--- Begin ---

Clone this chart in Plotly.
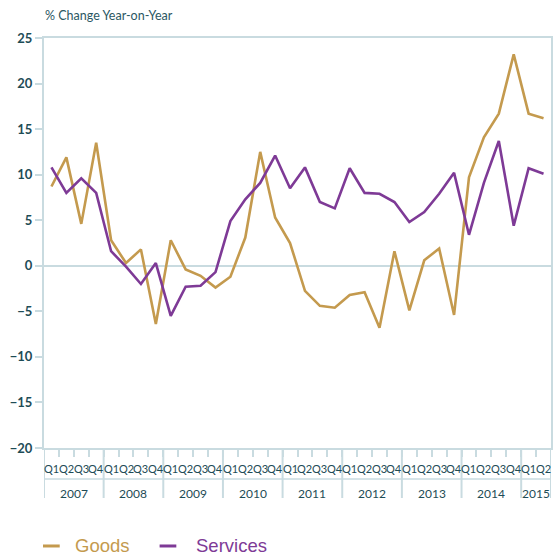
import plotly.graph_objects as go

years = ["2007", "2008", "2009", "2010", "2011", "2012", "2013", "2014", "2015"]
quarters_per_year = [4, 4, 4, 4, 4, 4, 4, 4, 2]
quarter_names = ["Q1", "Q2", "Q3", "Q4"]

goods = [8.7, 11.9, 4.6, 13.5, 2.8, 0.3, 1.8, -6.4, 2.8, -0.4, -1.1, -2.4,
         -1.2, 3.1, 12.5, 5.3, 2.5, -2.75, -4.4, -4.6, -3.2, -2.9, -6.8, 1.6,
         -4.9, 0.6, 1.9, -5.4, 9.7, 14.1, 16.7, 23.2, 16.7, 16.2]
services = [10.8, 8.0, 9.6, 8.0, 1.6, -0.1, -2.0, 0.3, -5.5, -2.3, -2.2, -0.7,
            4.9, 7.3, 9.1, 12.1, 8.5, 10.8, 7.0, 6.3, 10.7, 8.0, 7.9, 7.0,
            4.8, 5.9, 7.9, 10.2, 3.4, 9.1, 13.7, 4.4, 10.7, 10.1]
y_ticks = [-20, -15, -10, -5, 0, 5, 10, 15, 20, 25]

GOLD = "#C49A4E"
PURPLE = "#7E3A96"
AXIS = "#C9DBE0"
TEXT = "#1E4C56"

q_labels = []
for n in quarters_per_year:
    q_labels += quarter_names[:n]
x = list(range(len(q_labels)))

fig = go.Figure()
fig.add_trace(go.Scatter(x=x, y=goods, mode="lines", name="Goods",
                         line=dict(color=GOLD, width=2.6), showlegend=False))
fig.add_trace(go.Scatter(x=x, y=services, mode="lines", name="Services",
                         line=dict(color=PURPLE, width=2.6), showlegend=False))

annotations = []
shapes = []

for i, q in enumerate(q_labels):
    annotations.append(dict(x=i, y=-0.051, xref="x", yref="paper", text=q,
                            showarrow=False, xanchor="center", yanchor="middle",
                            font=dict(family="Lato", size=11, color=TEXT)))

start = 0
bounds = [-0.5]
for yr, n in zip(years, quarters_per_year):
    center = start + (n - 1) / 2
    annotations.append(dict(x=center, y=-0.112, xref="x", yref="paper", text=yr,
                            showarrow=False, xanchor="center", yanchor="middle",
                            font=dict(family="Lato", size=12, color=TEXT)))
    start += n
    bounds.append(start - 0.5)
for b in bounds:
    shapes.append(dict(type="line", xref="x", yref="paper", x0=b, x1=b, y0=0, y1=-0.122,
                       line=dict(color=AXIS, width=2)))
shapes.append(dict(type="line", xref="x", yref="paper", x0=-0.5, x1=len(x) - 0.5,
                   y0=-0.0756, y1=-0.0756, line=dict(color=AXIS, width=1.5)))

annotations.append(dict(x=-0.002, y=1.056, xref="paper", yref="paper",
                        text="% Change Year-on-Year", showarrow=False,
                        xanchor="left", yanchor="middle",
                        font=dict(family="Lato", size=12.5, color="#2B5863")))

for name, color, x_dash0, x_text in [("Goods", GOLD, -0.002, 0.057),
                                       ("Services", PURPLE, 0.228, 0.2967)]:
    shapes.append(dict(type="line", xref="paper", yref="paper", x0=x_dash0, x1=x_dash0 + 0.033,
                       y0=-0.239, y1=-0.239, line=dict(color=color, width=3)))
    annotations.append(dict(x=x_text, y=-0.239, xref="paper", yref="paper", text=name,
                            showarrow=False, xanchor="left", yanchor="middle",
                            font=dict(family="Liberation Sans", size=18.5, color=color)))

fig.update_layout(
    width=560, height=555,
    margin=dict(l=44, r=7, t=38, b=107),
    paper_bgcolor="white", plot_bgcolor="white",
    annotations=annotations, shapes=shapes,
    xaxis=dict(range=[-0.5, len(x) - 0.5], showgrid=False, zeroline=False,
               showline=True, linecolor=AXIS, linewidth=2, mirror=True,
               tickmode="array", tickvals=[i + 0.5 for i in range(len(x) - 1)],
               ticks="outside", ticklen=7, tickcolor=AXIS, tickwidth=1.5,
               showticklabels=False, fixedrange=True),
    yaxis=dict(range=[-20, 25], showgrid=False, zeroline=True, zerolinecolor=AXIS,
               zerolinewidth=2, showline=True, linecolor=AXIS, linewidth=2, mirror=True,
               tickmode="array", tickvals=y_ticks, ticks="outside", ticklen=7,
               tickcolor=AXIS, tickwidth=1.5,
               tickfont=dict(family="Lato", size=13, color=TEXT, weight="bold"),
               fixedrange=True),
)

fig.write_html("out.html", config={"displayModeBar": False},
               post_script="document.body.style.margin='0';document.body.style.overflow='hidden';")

--- End ---

Given instruction >>
Each line of the material must be retyped exactly, except that images are omitted.

Written solution >>
Clone this chart in Plotly.
import plotly.graph_objects as go

years = ["2007", "2008", "2009", "2010", "2011", "2012", "2013", "2014", "2015"]
quarters_per_year = [4, 4, 4, 4, 4, 4, 4, 4, 2]
quarter_names = ["Q1", "Q2", "Q3", "Q4"]

goods = [8.7, 11.9, 4.6, 13.5, 2.8, 0.3, 1.8, -6.4, 2.8, -0.4, -1.1, -2.4,
         -1.2, 3.1, 12.5, 5.3, 2.5, -2.75, -4.4, -4.6, -3.2, -2.9, -6.8, 1.6,
         -4.9, 0.6, 1.9, -5.4, 9.7, 14.1, 16.7, 23.2, 16.7, 16.2]
services = [10.8, 8.0, 9.6, 8.0, 1.6, -0.1, -2.0, 0.3, -5.5, -2.3, -2.2, -0.7,
            4.9, 7.3, 9.1, 12.1, 8.5, 10.8, 7.0, 6.3, 10.7, 8.0, 7.9, 7.0,
            4.8, 5.9, 7.9, 10.2, 3.4, 9.1, 13.7, 4.4, 10.7, 10.1]
y_ticks = [-20, -15, -10, -5, 0, 5, 10, 15, 20, 25]

GOLD = "#C49A4E"
PURPLE = "#7E3A96"
AXIS = "#C9DBE0"
TEXT = "#1E4C56"

q_labels = []
for n in quarters_per_year:
    q_labels += quarter_names[:n]
x = list(range(len(q_labels)))

fig = go.Figure()
fig.add_trace(go.Scatter(x=x, y=goods, mode="lines", name="Goods",
                         line=dict(color=GOLD, width=2.6), showlegend=False))
fig.add_trace(go.Scatter(x=x, y=services, mode="lines", name="Services",
                         line=dict(color=PURPLE, width=2.6), showlegend=False))

annotations = []
shapes = []

for i, q in enumerate(q_labels):
    annotations.append(dict(x=i, y=-0.051, xref="x", yref="paper", text=q,
                            showarrow=False, xanchor="center", yanchor="middle",
                            font=dict(family="Lato", size=11, color=TEXT)))

start = 0
bounds = [-0.5]
for yr, n in zip(years, quarters_per_year):
    center = start + (n - 1) / 2
    annotations.append(dict(x=center, y=-0.112, xref="x", yref="paper", text=yr,
                            showarrow=False, xanchor="center", yanchor="middle",
                            font=dict(family="Lato", size=12, color=TEXT)))
    start += n
    bounds.append(start - 0.5)
for b in bounds:
    shapes.append(dict(type="line", xref="x", yref="paper", x0=b, x1=b, y0=0, y1=-0.122,
                       line=dict(color=AXIS, width=2)))
shapes.append(dict(type="line", xref="x", yref="paper", x0=-0.5, x1=len(x) - 0.5,
                   y0=-0.0756, y1=-0.0756, line=dict(color=AXIS, width=1.5)))

annotations.append(dict(x=-0.002, y=1.056, xref="paper", yref="paper",
                        text="% Change Year-on-Year", showarrow=False,
                        xanchor="left", yanchor="middle",
                        font=dict(family="Lato", size=12.5, color="#2B5863")))

for name, color, x_dash0, x_text in [("Goods", GOLD, -0.002, 0.057),
                                       ("Services", PURPLE, 0.228, 0.2967)]:
    shapes.append(dict(type="line", xref="paper", yref="paper", x0=x_dash0, x1=x_dash0 + 0.033,
                       y0=-0.239, y1=-0.239, line=dict(color=color, width=3)))
    annotations.append(dict(x=x_text, y=-0.239, xref="paper", yref="paper", text=name,
                            showarrow=False, xanchor="left", yanchor="middle",
                            font=dict(family="Liberation Sans", size=18.5, color=color)))

fig.update_layout(
    width=560, height=555,
    margin=dict(l=44, r=7, t=38, b=107),
    paper_bgcolor="white", plot_bgcolor="white",
    annotations=annotations, shapes=shapes,
    xaxis=dict(range=[-0.5, len(x) - 0.5], showgrid=False, zeroline=False,
               showline=True, linecolor=AXIS, linewidth=2, mirror=True,
               tickmode="array", tickvals=[i + 0.5 for i in range(len(x) - 1)],
               ticks="outside", ticklen=7, tickcolor=AXIS, tickwidth=1.5,
               showticklabels=False, fixedrange=True),
    yaxis=dict(range=[-20, 25], showgrid=False, zeroline=True, zerolinecolor=AXIS,
               zerolinewidth=2, showline=True, linecolor=AXIS, linewidth=2, mirror=True,
               tickmode="array", tickvals=y_ticks, ticks="outside", ticklen=7,
               tickcolor=AXIS, tickwidth=1.5,
               tickfont=dict(family="Lato", size=13, color=TEXT, weight="bold"),
               fixedrange=True),
)

fig.write_html("out.html", config={"displayModeBar": False},
               post_script="document.body.style.margin='0';document.body.style.overflow='hidden';")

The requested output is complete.